▶ [BRIEF]: Among the entries below, find the line with "What React, TypeScript", then quote it and each following line up to and including the line with "string; or: number[];", and nothing else.

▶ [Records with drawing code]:
+++

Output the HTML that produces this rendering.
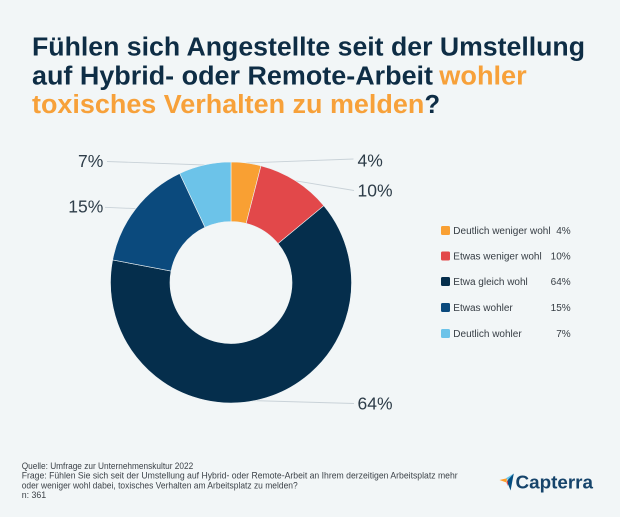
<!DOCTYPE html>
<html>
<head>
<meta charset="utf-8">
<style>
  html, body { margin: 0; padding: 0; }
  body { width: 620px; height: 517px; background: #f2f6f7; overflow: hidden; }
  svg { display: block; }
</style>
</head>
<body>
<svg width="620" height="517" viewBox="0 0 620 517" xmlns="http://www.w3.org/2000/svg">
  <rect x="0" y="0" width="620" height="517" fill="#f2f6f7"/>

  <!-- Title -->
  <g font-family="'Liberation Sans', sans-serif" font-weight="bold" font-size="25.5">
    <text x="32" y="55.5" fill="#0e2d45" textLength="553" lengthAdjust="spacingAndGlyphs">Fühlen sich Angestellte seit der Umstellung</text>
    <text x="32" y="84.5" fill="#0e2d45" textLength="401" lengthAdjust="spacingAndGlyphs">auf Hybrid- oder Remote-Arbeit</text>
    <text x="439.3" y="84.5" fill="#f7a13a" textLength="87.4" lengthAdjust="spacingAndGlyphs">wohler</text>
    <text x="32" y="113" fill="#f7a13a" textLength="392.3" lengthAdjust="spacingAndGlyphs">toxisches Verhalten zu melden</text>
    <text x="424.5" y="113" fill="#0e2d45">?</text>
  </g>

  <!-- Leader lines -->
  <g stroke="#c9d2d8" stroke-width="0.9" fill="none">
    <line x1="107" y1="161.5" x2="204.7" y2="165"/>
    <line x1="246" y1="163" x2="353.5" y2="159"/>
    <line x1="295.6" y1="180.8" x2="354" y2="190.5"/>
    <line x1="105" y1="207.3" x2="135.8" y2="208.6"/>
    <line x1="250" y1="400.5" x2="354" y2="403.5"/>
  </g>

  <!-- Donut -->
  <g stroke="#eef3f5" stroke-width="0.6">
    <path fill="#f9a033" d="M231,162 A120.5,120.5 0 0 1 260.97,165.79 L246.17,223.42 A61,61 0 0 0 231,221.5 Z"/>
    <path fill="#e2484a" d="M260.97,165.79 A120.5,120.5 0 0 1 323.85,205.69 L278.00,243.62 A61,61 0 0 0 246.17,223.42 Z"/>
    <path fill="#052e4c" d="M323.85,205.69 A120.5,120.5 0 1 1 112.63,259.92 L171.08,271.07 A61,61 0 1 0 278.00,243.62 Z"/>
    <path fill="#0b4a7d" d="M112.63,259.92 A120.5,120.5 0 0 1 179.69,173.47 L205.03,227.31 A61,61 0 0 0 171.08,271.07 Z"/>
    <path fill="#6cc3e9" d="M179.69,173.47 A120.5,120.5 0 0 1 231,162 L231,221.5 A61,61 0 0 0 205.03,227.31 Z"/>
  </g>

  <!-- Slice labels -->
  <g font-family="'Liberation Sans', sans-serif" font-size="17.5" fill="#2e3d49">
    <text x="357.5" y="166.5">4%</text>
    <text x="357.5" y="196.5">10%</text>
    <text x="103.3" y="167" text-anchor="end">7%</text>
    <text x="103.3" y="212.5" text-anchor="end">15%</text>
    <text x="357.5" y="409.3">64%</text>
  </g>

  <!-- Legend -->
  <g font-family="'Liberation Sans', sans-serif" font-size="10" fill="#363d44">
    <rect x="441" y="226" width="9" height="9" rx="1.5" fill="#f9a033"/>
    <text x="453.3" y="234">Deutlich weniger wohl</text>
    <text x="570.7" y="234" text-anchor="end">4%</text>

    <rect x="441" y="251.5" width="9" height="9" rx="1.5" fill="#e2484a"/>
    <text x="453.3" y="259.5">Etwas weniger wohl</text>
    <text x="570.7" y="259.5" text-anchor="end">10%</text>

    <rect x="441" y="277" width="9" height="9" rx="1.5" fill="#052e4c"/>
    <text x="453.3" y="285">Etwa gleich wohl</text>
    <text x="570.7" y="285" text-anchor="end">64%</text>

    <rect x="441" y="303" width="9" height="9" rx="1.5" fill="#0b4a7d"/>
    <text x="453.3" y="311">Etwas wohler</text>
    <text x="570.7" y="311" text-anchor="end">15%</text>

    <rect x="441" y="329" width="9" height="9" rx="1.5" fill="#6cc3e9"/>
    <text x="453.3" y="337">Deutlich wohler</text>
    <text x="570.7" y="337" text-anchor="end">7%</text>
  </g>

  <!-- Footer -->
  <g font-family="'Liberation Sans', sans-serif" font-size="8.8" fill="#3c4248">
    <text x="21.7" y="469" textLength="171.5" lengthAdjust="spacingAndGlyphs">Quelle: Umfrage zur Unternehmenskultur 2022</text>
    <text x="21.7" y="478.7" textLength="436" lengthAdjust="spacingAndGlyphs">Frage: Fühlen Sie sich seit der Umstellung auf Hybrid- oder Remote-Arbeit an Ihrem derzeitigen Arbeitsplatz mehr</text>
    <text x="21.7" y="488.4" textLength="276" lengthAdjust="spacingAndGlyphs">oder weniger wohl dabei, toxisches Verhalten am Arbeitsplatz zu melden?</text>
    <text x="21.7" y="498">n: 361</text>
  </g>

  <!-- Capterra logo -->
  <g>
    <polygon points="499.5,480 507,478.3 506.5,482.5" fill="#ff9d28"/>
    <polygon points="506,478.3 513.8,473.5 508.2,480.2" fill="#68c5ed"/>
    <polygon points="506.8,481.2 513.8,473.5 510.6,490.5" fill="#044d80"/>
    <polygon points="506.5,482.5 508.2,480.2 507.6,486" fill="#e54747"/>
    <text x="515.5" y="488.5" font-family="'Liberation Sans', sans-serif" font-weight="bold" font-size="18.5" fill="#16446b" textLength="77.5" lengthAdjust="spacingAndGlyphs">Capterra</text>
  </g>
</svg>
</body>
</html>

+++

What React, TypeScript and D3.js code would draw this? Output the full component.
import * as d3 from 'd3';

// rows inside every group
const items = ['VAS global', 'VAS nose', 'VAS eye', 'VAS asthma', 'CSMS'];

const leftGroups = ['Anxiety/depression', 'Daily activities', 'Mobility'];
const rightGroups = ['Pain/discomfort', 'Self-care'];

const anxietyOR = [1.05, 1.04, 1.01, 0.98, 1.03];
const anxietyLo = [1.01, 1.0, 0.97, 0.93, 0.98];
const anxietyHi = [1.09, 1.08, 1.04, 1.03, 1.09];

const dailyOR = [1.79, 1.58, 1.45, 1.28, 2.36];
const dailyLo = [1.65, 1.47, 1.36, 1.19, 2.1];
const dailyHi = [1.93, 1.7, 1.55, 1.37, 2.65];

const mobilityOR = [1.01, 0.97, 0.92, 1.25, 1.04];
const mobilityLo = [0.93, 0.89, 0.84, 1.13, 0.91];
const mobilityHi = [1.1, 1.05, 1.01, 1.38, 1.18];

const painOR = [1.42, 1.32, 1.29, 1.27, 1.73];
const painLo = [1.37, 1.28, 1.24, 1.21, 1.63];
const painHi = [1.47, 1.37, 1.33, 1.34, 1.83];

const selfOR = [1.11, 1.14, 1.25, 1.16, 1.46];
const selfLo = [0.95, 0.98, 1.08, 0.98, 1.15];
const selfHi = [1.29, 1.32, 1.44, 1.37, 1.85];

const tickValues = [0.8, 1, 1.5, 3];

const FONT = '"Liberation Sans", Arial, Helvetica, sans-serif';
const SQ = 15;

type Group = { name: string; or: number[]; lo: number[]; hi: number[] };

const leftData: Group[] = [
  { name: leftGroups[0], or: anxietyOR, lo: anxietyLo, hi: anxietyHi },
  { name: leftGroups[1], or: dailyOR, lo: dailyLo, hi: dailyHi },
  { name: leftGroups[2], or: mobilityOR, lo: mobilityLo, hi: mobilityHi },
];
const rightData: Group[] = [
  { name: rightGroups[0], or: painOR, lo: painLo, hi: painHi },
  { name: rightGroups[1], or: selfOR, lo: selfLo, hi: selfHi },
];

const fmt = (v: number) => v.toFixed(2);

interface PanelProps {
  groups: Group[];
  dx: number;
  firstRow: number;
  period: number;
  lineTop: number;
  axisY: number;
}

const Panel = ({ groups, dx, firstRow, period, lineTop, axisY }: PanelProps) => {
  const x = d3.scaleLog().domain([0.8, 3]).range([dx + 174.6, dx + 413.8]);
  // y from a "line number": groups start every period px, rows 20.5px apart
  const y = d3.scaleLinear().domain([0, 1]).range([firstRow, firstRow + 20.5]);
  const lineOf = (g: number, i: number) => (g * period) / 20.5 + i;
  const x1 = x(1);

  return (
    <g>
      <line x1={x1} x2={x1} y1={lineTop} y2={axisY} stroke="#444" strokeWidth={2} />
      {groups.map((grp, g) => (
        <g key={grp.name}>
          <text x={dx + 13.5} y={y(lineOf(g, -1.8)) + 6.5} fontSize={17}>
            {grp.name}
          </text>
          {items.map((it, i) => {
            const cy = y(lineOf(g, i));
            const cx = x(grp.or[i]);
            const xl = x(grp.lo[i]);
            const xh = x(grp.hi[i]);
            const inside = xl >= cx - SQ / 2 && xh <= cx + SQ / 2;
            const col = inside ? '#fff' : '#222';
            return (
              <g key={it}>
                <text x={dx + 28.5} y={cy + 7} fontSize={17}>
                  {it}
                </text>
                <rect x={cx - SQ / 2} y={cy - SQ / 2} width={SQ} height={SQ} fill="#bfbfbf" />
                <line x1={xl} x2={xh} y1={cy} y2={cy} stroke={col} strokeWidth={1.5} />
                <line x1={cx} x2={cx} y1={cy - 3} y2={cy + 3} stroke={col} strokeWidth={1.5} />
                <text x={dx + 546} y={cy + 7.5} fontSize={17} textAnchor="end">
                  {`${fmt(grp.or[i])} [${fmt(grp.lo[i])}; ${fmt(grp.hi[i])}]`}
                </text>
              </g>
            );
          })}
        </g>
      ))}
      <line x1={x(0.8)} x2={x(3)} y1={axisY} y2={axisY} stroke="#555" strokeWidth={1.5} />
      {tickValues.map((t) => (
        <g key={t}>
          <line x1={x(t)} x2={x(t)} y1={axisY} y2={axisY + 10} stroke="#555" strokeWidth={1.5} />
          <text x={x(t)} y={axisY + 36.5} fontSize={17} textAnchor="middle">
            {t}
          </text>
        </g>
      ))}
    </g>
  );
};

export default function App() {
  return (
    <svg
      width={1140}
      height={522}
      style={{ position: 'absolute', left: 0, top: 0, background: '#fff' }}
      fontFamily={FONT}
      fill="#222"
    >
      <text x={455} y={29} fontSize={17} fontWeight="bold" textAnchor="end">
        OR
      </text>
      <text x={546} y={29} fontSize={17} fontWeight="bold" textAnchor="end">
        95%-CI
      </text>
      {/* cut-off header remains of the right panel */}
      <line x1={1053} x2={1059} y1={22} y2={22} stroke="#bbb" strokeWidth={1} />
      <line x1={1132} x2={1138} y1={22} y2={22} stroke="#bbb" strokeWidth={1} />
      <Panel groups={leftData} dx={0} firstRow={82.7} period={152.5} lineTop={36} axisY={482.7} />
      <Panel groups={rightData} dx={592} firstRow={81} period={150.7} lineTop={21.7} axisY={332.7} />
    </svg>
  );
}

+++

▶ [SOLUTION TO THE PROBLEM]:
What React, TypeScript and D3.js code would draw this? Output the full component.
import * as d3 from 'd3';

// rows inside every group
const items = ['VAS global', 'VAS nose', 'VAS eye', 'VAS asthma', 'CSMS'];

const leftGroups = ['Anxiety/depression', 'Daily activities', 'Mobility'];
const rightGroups = ['Pain/discomfort', 'Self-care'];

const anxietyOR = [1.05, 1.04, 1.01, 0.98, 1.03];
const anxietyLo = [1.01, 1.0, 0.97, 0.93, 0.98];
const anxietyHi = [1.09, 1.08, 1.04, 1.03, 1.09];

const dailyOR = [1.79, 1.58, 1.45, 1.28, 2.36];
const dailyLo = [1.65, 1.47, 1.36, 1.19, 2.1];
const dailyHi = [1.93, 1.7, 1.55, 1.37, 2.65];

const mobilityOR = [1.01, 0.97, 0.92, 1.25, 1.04];
const mobilityLo = [0.93, 0.89, 0.84, 1.13, 0.91];
const mobilityHi = [1.1, 1.05, 1.01, 1.38, 1.18];

const painOR = [1.42, 1.32, 1.29, 1.27, 1.73];
const painLo = [1.37, 1.28, 1.24, 1.21, 1.63];
const painHi = [1.47, 1.37, 1.33, 1.34, 1.83];

const selfOR = [1.11, 1.14, 1.25, 1.16, 1.46];
const selfLo = [0.95, 0.98, 1.08, 0.98, 1.15];
const selfHi = [1.29, 1.32, 1.44, 1.37, 1.85];

const tickValues = [0.8, 1, 1.5, 3];

const FONT = '"Liberation Sans", Arial, Helvetica, sans-serif';
const SQ = 15;

type Group = { name: string; or: number[]; lo: number[]; hi: number[] };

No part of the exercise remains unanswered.